Most people who cheat will lie as well. You may not have all the truth. As far as fixing your marriage, it's her that need fixing. You can't do this for her.

I guess no one's immune from being cheated on.

shellshocked
11-02-2008, 10:37 PM
I have to believe I have all the truth or there is no hope for real reconciliation.

I know she needs fixing, but if we are really going to make it work, our marriage needs fixing too. Trust me when I say that I have been a crappy husband. I have counseled many couples over the years and know what they look like. I guess I just felt so comfortable that I didn't try anymore.

Skirtchaser
11-03-2008, 01:27 AM
If you are going to stay with her, you need to investigate this further. If you rebuild on a lie, it won't last. It may not anyway. You should confront the om and see what he claims to have happened. Have another elder do this with you. He may have more to tell you or he may lie as well.
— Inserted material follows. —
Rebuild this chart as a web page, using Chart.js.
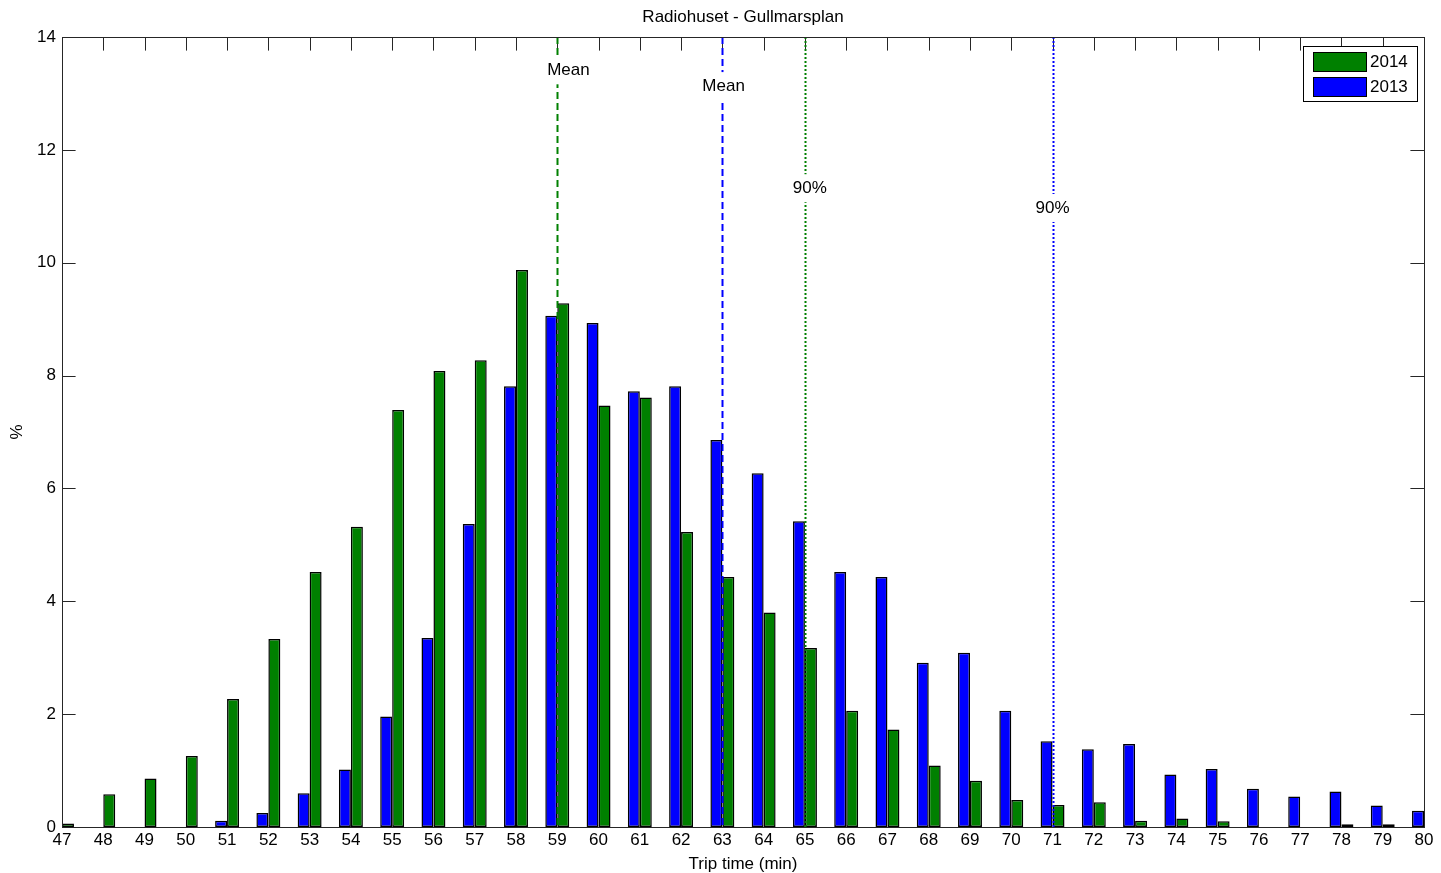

No matter if you weren't attentive enough, that is no excuse for cheating.

breemood
11-03-2008, 04:53 AM
My situation isn't exactly like yours, but it is close. Go back and read some my old threads about the former deacon. I do understand the NC thing. And if she or he doesn't leave the church, you won't reconcile. The former deacon stood in front of the church and asked for forgiveness, he still continued the affair.